Kulich – Russian Easter Bread

 Most countries have some kind of sweet bread which is a traditional part of Easter feasting. From the boiled egg-topped Mona de Pascua in Spain and the dove-shaped Colomba di Pasqua in Italy to our own Hot Cross Buns these breads are steeped in references to the Easter story and the family time that often surrounds it.

 Kulich is a predominantly Russian bread and features cardamom where we might use cinnamon. It is baked in tins so that it bursts out over the top and traditionally each one is drizzled with white icing and brightly coloured sprinkles before being blessed by a priest. I have to admit that they smelled so good when they came out of the oven that I forgot to do that bit, but can confirm that they are very good buttered whilst still hot from the oven. I found that they were a little firm if eaten cold a day later but a quick re-heat revived them. This recipe is adapted from Hugh Fearnley-Whittingstall’s.

100g sultanas
250g strong white bread flour
250g plain wholemeal flour
200ml milk, warmed to hand-hot
100g butter, cut into large chunks
100g caster sugar
2 eggs
1 sachet (7g) of fast action yeast
pinch of salt
60g candied peel
30g dried cranberries
40g chopped nuts (ideally almonds)
Grated zest of 1 lemon (I used a couple of drops of lemon essence as I didn’t have any lemons)
Crushed seeds of 2 cardamom pods

140g icing sugar
4 tbsp hot water
Coloured sprinkles

4x empty, washed 200g baked bean tins (not tomato tins), greased and lined with baking parchment that comes 1 inch above the top of the tin
OR 2x 800g tins if you can happen to have them, prepared as above. OR a 12 hole muffin tin

In a microwaveable container cover the cranberries and sultanas in plenty of water and heat on full for 2 mins. Leave to stand for 30mins (you could also do this on the hob). Drain well.

Put all the flour, butter, sugar, yeast, salt (other side from the yeast), candied peel, lemon zest, crushed cardamom seeds and drained dried fruit in the bowl of a stand mixer with a dough hook. Mix a little, then add the milk and eggs and mix with the dough hook slowly for 10 mins until smooth. If you’re doing this by hand be warned it’ll get very sticky.

Place the dough into an oiled bowl and cover with a plastic bag or clingfilm. Leave to rise until doubled in size. It should take about an hour.

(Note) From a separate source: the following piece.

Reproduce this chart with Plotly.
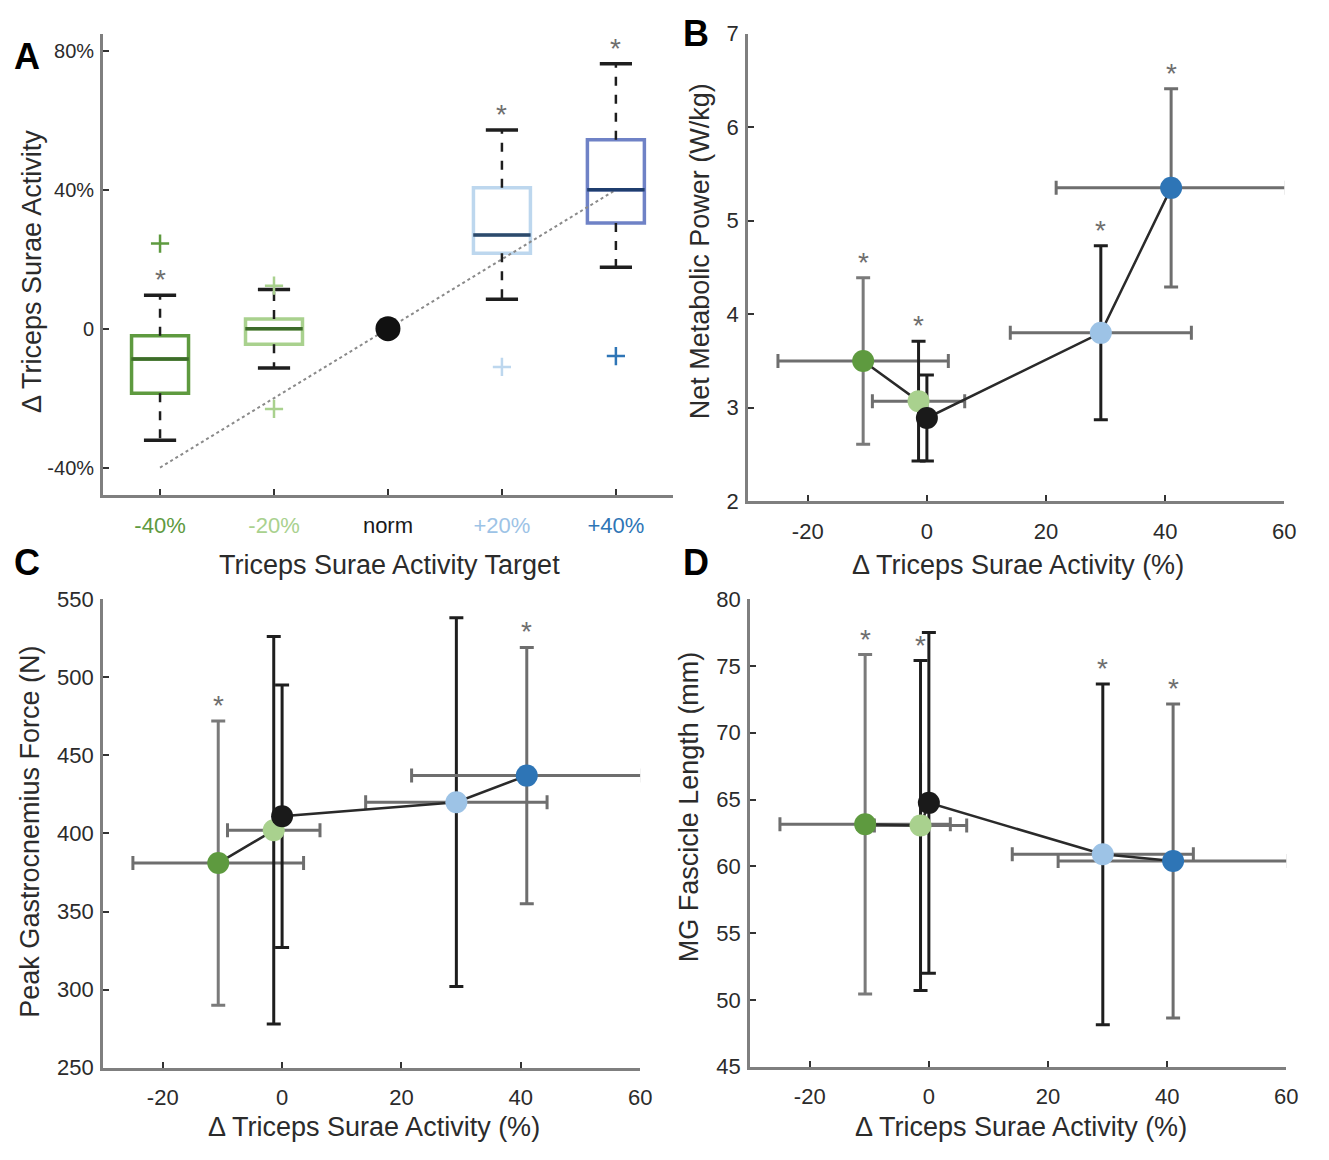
import plotly.graph_objects as go

W, H = 1329, 1160

# ---------------- Panel A data ----------------
a_categories = ["-40%", "-20%", "norm", "+20%", "+40%"]
a_targets = [-40, -20, 0, 20, 40]
a_tick_colors = ["#5e9a3f", "#a9d18e", "#1a1a1a", "#9dc3e6", "#2e75b6"]
box_idx = [0, 1, 3, 4]
box_q1 = [-18.6, -4.5, 21.7, 30.4]
box_median = [-8.7, 0.0, 27.0, 40.0]
box_q3 = [-2.0, 2.8, 40.6, 54.4]
box_lower = [-32.1, -11.3, 8.5, 17.7]
box_upper = [9.6, 11.3, 57.2, 76.3]
box_outliers = [[24.5], [12.4, -23.1], [-11.0], [-7.9]]
box_star = [True, False, True, True]
norm_idx = 2
norm_value = 0.0
a_yticks = [80, 40, 0, -40]
a_yticklabels = ["80%", "40%", "0", "-40%"]

box_colors = ["#5e9a3f", "#a9d18e", "#bdd7ee", "#6f82c6"]
median_colors = ["#3d6b2a", "#3d6b2a", "#2d4a6b", "#1f3d6e"]
outlier_colors = ["#5e9a3f", "#a9d18e", "#bdd7ee", "#2e75b6"]

# ---------------- Panels B-D data ----------------
groups = ["-40%", "-20%", "norm", "+20%", "+40%"]
pt_colors = ["#5e9a3f", "#a9d18e", "#1a1a1a", "#9dc3e6", "#2e75b6"]
vbar_colors = ["#7a7a7a", "#1e1e1e", "#1e1e1e", "#1e1e1e", "#6e6e6e"]
hbar_color = "#6e6e6e"
dts_x = [-10.7, -1.4, 0.0, 29.2, 41.0]
dts_xerr = [14.3, 7.75, 0.0, 15.2, 19.3]

b_y = [3.50, 3.07, 2.89, 3.80, 5.35]
b_yerr = [0.89, 0.64, 0.46, 0.93, 1.06]
b_star = [True, True, False, True, True]

c_y = [381, 402, 411, 420, 437]
c_yerr = [91, 124, 84, 118, 82]
c_star = [True, False, False, False, True]

d_y = [63.15, 63.05, 64.75, 60.9, 60.4]
d_yerr = [12.7, 12.35, 12.75, 12.75, 11.75]
d_star = [True, True, False, True, True]

x_ticks = [-20, 0, 20, 40, 60]
b_yticks = [2, 3, 4, 5, 6, 7]
c_yticks = [250, 300, 350, 400, 450, 500, 550]
d_yticks = [45, 50, 55, 60, 65, 70, 75, 80]

FONT = "Liberation Sans, Arial, sans-serif"
TXT = "#2b2b2b"

fig = go.Figure()

# ---------- Panel A ----------
fig.add_trace(go.Scatter(x=list(range(len(a_targets))), y=a_targets, mode="lines",
                         line=dict(color="#8a8a8a", width=2, dash="dot"),
                         xaxis="x", yaxis="y", hoverinfo="skip"))
for k, i in enumerate(box_idx):
    fig.add_trace(go.Box(x=[i], q1=[box_q1[k]], median=[box_median[k]], q3=[box_q3[k]],
                         lowerfence=[box_q1[k]], upperfence=[box_q3[k]], boxpoints=False,
                         width=0.5, line=dict(color=box_colors[k], width=3.5),
                         fillcolor="rgba(0,0,0,0)", xaxis="x", yaxis="y"))
    fig.add_trace(go.Scatter(x=[i, i, None, i, i], y=[box_q3[k], box_upper[k], None, box_q1[k], box_lower[k]],
                             mode="lines", line=dict(color="#1e1e1e", width=2.5, dash="dash"),
                             xaxis="x", yaxis="y"))
    fig.add_trace(go.Scatter(x=[i, i], y=[box_upper[k], box_lower[k]], mode="markers",
                             marker=dict(symbol="line-ew", size=23, line=dict(color="#1e1e1e", width=3.5)),
                             xaxis="x", yaxis="y"))
    fig.add_trace(go.Scatter(x=[i], y=[box_median[k]], mode="markers",
                             marker=dict(symbol="line-ew", size=41, line=dict(color=median_colors[k], width=3.5)),
                             xaxis="x", yaxis="y"))
    fig.add_trace(go.Scatter(x=[i] * len(box_outliers[k]), y=box_outliers[k], mode="markers",
                             marker=dict(symbol="cross-thin", size=13, line=dict(color=outlier_colors[k], width=2.5)),
                             xaxis="x", yaxis="y"))
fig.add_trace(go.Scatter(x=[norm_idx], y=[norm_value], mode="markers",
                         marker=dict(color="#111111", size=25), xaxis="x", yaxis="y"))

annotations = []
for k, i in enumerate(box_idx):
    if box_star[k]:
        annotations.append(dict(x=i, y=box_upper[k], xref="x", yref="y", text="*", showarrow=False,
                                yanchor="bottom", yshift=-2, font=dict(size=28, color="#6e6e6e", family=FONT)))


# ---------- Panels B-D ----------
def add_panel(ys, yerrs, stars, xa, ya):
    for j in range(len(ys)):
        fig.add_trace(go.Scatter(
            x=[dts_x[j]], y=[ys[j]], mode="markers",
            marker=dict(color=pt_colors[j], size=1, opacity=0),
            error_x=dict(type="data", array=[dts_xerr[j]], visible=dts_xerr[j] > 0,
                         color=hbar_color, thickness=3, width=7),
            error_y=dict(type="data", array=[yerrs[j]], color=vbar_colors[j], thickness=3, width=7),
            xaxis=xa, yaxis=ya))
    fig.add_trace(go.Scatter(x=dts_x, y=ys, mode="lines", line=dict(color="#2a2a2a", width=2.5),
                             xaxis=xa, yaxis=ya))
    fig.add_trace(go.Scatter(x=dts_x, y=ys, mode="markers",
                             marker=dict(color=pt_colors, size=22), xaxis=xa, yaxis=ya))
    for j in range(len(ys)):
        if stars[j]:
            annotations.append(dict(x=dts_x[j], y=ys[j] + yerrs[j], xref=xa, yref=ya, text="*",
                                    showarrow=False, yanchor="bottom", yshift=-2,
                                    font=dict(size=28, color="#6e6e6e", family=FONT)))


add_panel(b_y, b_yerr, b_star, "x2", "y2")
add_panel(c_y, c_yerr, c_star, "x3", "y3")
add_panel(d_y, d_yerr, d_star, "x4", "y4")


def px_x(a, b):
    return [a / W, b / W]


def px_y(top, bottom):
    return [1 - bottom / H, 1 - top / H]


def axis(domain, rng, tickvals, ticktext=None, anchor=None, xaxis=True, fsize=22):
    d = dict(domain=domain, range=rng, tickvals=tickvals, showline=True, linecolor="#7f7f7f",
             linewidth=3, ticks="inside", ticklen=6, tickwidth=2, tickcolor="#333333",
             showgrid=False, zeroline=False, anchor=anchor, fixedrange=True,
             ticktext=ticktext if ticktext is not None else [str(v) for v in tickvals],
             tickfont=dict(family=FONT, size=fsize, color=TXT))
    d["ticklabelstandoff"] = 8 if xaxis else 2
    return d


a_ticktext = [f"<span style='color:{c}'>{t}</span>" for t, c in zip(a_categories, a_tick_colors)]

fig.update_layout(
    width=W, height=H, margin=dict(l=0, r=0, t=0, b=0),
    paper_bgcolor="white", plot_bgcolor="white", showlegend=False,
    xaxis=axis(px_x(104, 679), [-0.5, 4.5], list(range(len(a_categories))), a_ticktext, "y"),
    yaxis=axis(px_y(22, 494), [-48, 85], a_yticks, a_yticklabels, "x", xaxis=False, fsize=20),
    xaxis2=axis(px_x(755, 1296), [-30, 60], x_ticks, None, "y2"),
    yaxis2=axis(px_y(22, 500), [2, 7], b_yticks, None, "x2", xaxis=False),
    xaxis3=axis(px_x(104, 646), [-30, 60], x_ticks, None, "y3"),
    yaxis3=axis(px_y(600, 1079), [250, 550], c_yticks, None, "x3", xaxis=False),
    xaxis4=axis(px_x(757, 1298), [-30, 60], x_ticks, None, "y4"),
    yaxis4=axis(px_y(600, 1078), [45, 80], d_yticks, None, "x4", xaxis=False),
)


def paper_text(x, y, text, size, angle=0, color=TXT):
    annotations.append(dict(x=x / W, y=1 - y / H, xref="paper", yref="paper", text=text,
                            showarrow=False, textangle=angle, xanchor="center", yanchor="middle",
                            font=dict(family=FONT, size=size, color=color)))


title_size = 27
paper_text(33, 265, "Δ Triceps Surae Activity", title_size, -90)
paper_text(393, 565, "Triceps Surae Activity Target", title_size)
paper_text(706, 245, "Net Metabolic Power (W/kg)", title_size, -90)
paper_text(1027, 565, "Δ Triceps Surae Activity (%)", title_size)
paper_text(30, 838, "Peak Gastrocnemius Force (N)", title_size, -90)
paper_text(377, 1140, "Δ Triceps Surae Activity (%)", title_size)
paper_text(695, 812, "MG Fascicle Length (mm)", title_size, -90)
paper_text(1030, 1140, "Δ Triceps Surae Activity (%)", title_size)

for lx, ly, lt in [(27, 45, "A"), (702, 22, "B"), (27, 563, "C"), (702, 563, "D")]:
    annotations.append(dict(x=lx / W, y=1 - ly / H, xref="paper", yref="paper", text=f"<b>{lt}</b>",
                            showarrow=False, xanchor="center", yanchor="middle",
                            font=dict(family=FONT, size=36, color="#000000")))

fig.update_layout(annotations=annotations)
fig.write_html("out.html")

Preheat to oven to 170C (160 fan)
Once risen, knock the dough back a little by giving it a very quick knead on a floured surface.
Divide into as many pieces as you require. If you are putting it into tins you’ll want to shape it into a slight sausage shape in order to get it into the tin. Don’t worry too much if you have to push it in though.

Fill the greased, lined tins with the dough and place in the over. Bake for 45mins, check on them about 25mins in – if necessary cover the tops with foil.

If you’re going to glaze them wait until they’ve cooled a little but are still warm to touch. Mix the sugar and water well and drizzle over.



2 Comments leave one →
  1. March 18, 2016 3:11 pm

    They look delicious – few things in this world better than freshly baked bread 🙂

  2. March 19, 2016 2:55 pm

    I’ve never heard of kulich before. They sound like a delicious alternative to our hot cross buns as cardamom is a spice I love in baking!